While remaining on the higher band, international crude oil prices have seen some slippage in recent weeks as demand from China slumps amid rising COVID cases. Asthe global cases for COVID see a downward trend overall, cases in China have been rising and the economy is buckling under a lockdown under its ‘zero-Covid’ policy– resulting in demand destruction. 46 cities in China are under lockdown. Being one of the largest oil consumers in the world, the dent in demand has pushed crude oil prices a bit down amid otherwise price bullish sentiments.

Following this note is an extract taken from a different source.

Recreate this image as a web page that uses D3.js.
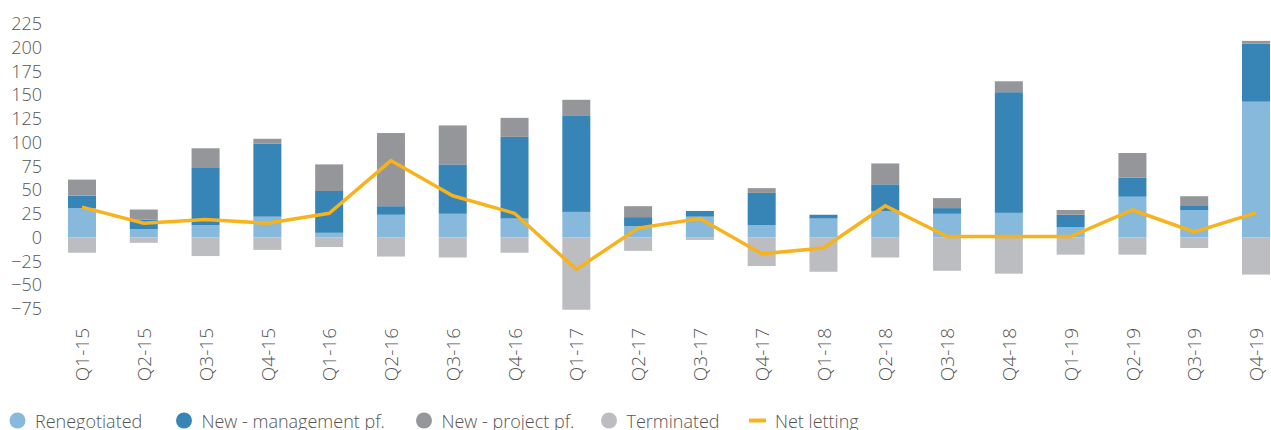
<!DOCTYPE html>
<html>
<head>
<meta charset="utf-8">
<script src="https://cdn.jsdelivr.net/npm/d3@7"></script>
<style>
  body { margin: 0; background: #fff; }
  svg text { font-family: "Open Sans", sans-serif; font-weight: 300; fill: #555; }
</style>
</head>
<body>
<div id="chart"></div>
<script>
const quarters = ["Q1-15","Q2-15","Q3-15","Q4-15","Q1-16","Q2-16","Q3-16","Q4-16","Q1-17","Q2-17",
                  "Q3-17","Q4-17","Q1-18","Q2-18","Q3-18","Q4-18","Q1-19","Q2-19","Q3-19","Q4-19"];
const renegotiated = [31, 9, 13, 22, 5, 24, 25, 20, 27, 12, 22, 13, 20, 28, 25, 26, 11, 43, 29, 143];
const newMgmt      = [13, 10, 61, 77, 44, 9, 52, 86, 101, 9.5, 6, 34, 4, 28, 6, 127, 13, 20, 5, 61];
const newProject   = [17, 10.5, 20, 5, 28, 77, 41, 20, 17, 11.5, 0, 5, 0, 22, 10.5, 11.5, 5, 26, 9.5, 3];
const terminated   = [-16, -5.5, -19.5, -13, -10, -20, -21, -16, -76, -14, -2.5, -30, -36, -21, -35, -38, -18, -18, -11, -39];
const netLetting   = [32, 15, 19, 15, 25.5, 81, 44, 25.5, -33.5, 10, 20, -17, -11, 33.5, 1, 1, 1, 29, 6, 26];
const yTicks = [225, 200, 175, 150, 125, 100, 75, 50, 25, 0, -25, -50, -75];

const w = 1271, h = 430;
const barW = 28;

const svg = d3.select("#chart").append("svg")
  .attr("width", w)
  .attr("height", h);

const x = d3.scalePoint()
  .domain(quarters)
  .range([82, 1256]);

const y = d3.scaleLinear()
  .domain([-75, 225])
  .range([308.8, 23.8]);

// stacked segments (positives stack up from 0, terminated goes down)
const series = [
  { name: "Renegotiated", color: "#86b9db", vals: renegotiated },
  { name: "New - management pf.", color: "#3784b6", vals: newMgmt },
  { name: "New - project pf.", color: "#959699", vals: newProject },
];

const bars = svg.append("g");
quarters.forEach((q, i) => {
  let base = 0;
  series.forEach(s => {
    const v = s.vals[i];
    bars.append("rect")
      .attr("x", x(q) - barW / 2)
      .attr("y", y(base + v))
      .attr("width", barW)
      .attr("height", y(base) - y(base + v))
      .attr("fill", s.color);
    base += v;
  });
  bars.append("rect")
    .attr("x", x(q) - barW / 2)
    .attr("y", y(0))
    .attr("width", barW)
    .attr("height", y(terminated[i]) - y(0))
    .attr("fill", "#bcbdc1");
});

const line = d3.line()
  .x((d, i) => x(quarters[i]))
  .y(d => y(d));

svg.append("path")
  .datum(netLetting)
  .attr("d", line)
  .attr("fill", "none")
  .attr("stroke", "#f8b21c")
  .attr("stroke-width", 3.5);

// y axis: labels only
const yAxis = d3.axisLeft(y).tickValues(yTicks).tickSize(0).tickPadding(0);
const gy = svg.append("g")
  .attr("transform", "translate(42,0)")
  .call(yAxis);
gy.select(".domain").remove();
gy.selectAll("text")
  .style("font-size", "18px")
  .attr("fill", "#555");

// x axis labels, rotated
const xAxis = d3.axisBottom(x).tickSize(0);
const gx = svg.append("g")
  .attr("transform", "translate(0,328)")
  .call(xAxis);
gx.select(".domain").remove();
gx.selectAll("text")
  .style("font-size", "19px")
  .attr("fill", "#555")
  .attr("text-anchor", "end")
  .attr("transform", "rotate(-90)")
  .attr("x", 0)
  .attr("y", 0)
  .attr("dy", "0.35em");

// legend
const legendItems = [
  { name: "Renegotiated", color: "#86b9db", cx: 17.5 },
  { name: "New - management pf.", color: "#3784b6", cx: 184 },
  { name: "New - project pf.", color: "#959699", cx: 424 },
  { name: "Terminated", color: "#bcbdc1", cx: 609 },
];
const lg = svg.append("g");
legendItems.forEach(d => {
  lg.append("circle")
    .attr("cx", d.cx)
    .attr("cy", 420.5)
    .attr("r", 8)
    .attr("fill", d.color);
  lg.append("text")
    .attr("x", d.cx + 17.5)
    .attr("y", 428)
    .style("font-size", "18px")
    .text(d.name);
});
lg.append("line")
  .attr("x1", 749).attr("x2", 766)
  .attr("y1", 420.5).attr("y2", 420.5)
  .attr("stroke", "#f8b21c")
  .attr("stroke-width", 4);
lg.append("text")
  .attr("x", 775)
  .attr("y", 428)
  .style("font-size", "18px")
  .text("Net letting");
</script>
</body>
</html>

Recently, international crude oil prices plummeted over demand concerns from China as well as the anticipation of global recession and rise in inventory. In its latest demand outlook, the IEA has kept its global oil demand forecast unchanged for this year, but also warned that lengthy pandemic lockdowns in China and growing international restrictions on Russia could weigh on global demand in the short term. On the other hand, OPEC has cut its demand forecast for 2022 in its latest demand outlook due to Ukraine’s invasion as well as surging Covid cases in China. P Morgan too has lowered its global demand forecast for 2022 by one million barrels per day (bpd) on account of higher oil prices, weakening growth outlook and intensifying geopolitical confrontations.
Though the oil prices have been showing their capricious nature in recent weeks, the backdrop however continues to remain bullish for crude oil. Despite strong volatility, prices remain on the higher side. Since prices of crude oil are already high, they will skyrocket in case China lifts Covid-19 lockdown restrictions and Europe finally boycotts Russian oil imports. China has already beckoned the ending of the strict lockdown as soon as this month only. This would certainly give a push to the demand coming from mobility and transportation. And then, there are now increased chances that the EU will ban Russian oil too this month, which will increase demand and hence prices.
Oil prices may have fallen recently as highlighted above, but that does not bring home any good news. Fixed prices of petroleum products and the subsidy is wreaking havoc in Pakistan. With a bullish outlook for prices, and a deadlock over petroleum subsidy and price only jeopardizes the country’s fall further into the abyss.